-------- Data extract
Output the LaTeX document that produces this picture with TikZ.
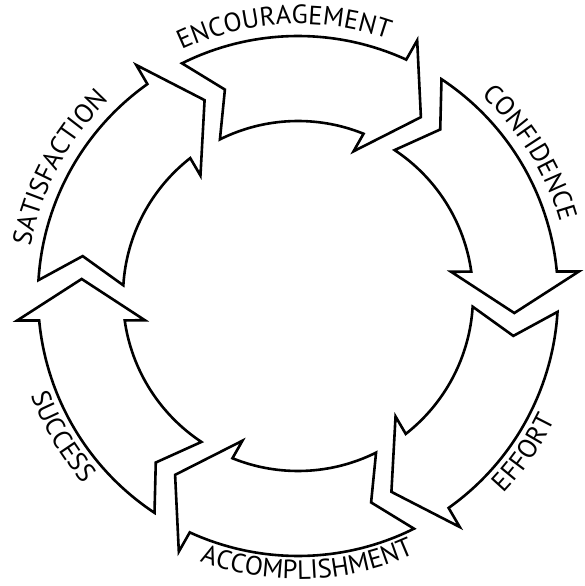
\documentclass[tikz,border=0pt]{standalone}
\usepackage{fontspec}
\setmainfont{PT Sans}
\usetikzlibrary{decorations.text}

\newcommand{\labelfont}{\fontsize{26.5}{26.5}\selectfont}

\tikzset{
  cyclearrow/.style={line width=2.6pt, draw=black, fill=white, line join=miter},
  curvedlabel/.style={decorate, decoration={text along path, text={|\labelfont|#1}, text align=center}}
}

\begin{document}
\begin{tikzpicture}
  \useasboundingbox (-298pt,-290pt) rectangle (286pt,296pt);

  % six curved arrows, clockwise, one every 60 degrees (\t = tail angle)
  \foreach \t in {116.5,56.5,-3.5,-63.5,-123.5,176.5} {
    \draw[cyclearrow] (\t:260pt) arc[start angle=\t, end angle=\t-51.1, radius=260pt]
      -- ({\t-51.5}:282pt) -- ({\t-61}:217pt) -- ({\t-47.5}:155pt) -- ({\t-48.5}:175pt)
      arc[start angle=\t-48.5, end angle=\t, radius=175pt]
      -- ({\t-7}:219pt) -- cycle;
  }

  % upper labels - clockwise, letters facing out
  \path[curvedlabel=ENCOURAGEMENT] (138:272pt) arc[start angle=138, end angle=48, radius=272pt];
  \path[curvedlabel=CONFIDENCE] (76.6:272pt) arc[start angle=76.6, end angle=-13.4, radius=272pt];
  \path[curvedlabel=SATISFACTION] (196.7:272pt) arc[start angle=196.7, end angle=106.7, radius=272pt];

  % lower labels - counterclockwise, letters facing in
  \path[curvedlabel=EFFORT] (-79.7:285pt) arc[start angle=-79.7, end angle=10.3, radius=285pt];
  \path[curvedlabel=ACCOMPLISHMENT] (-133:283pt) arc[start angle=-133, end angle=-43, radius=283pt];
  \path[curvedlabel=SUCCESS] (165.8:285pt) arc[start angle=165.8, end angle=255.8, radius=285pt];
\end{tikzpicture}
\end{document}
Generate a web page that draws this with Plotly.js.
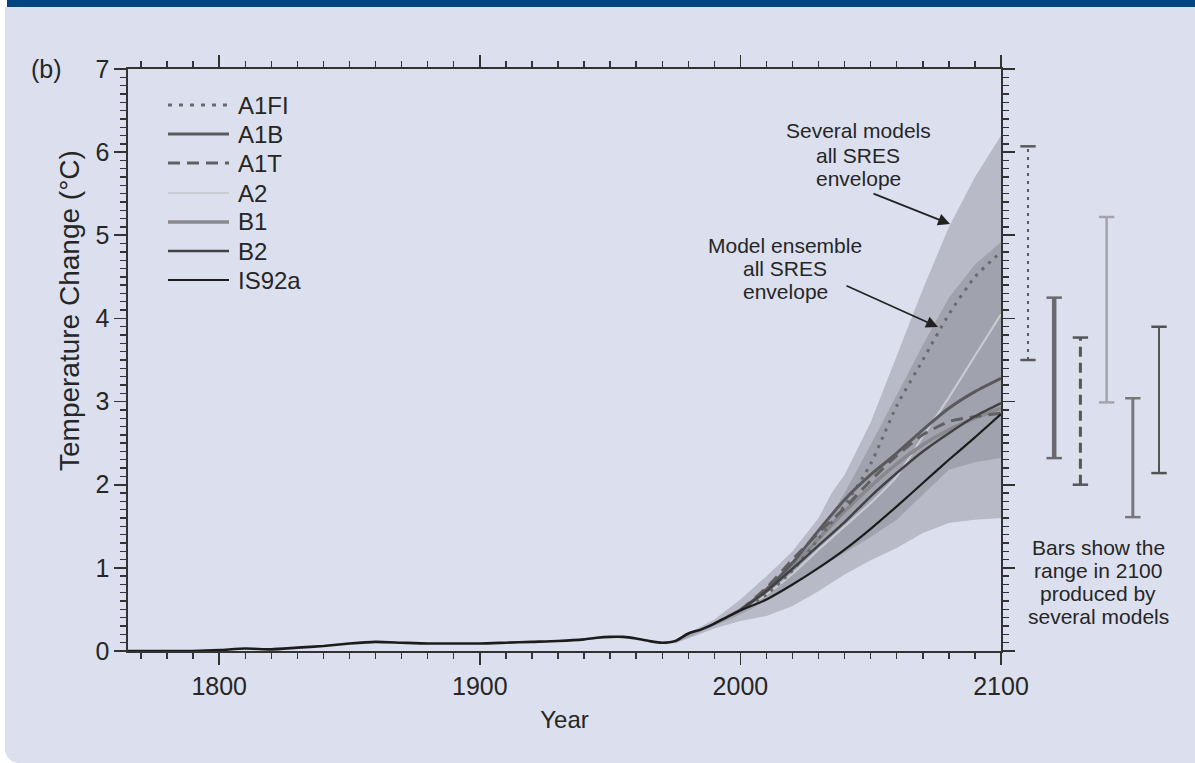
----------------
* _What the exercise asks_: Some lines of the data above may hold the word "that"; report how many do, and nothing else.

* _Expected output_: 2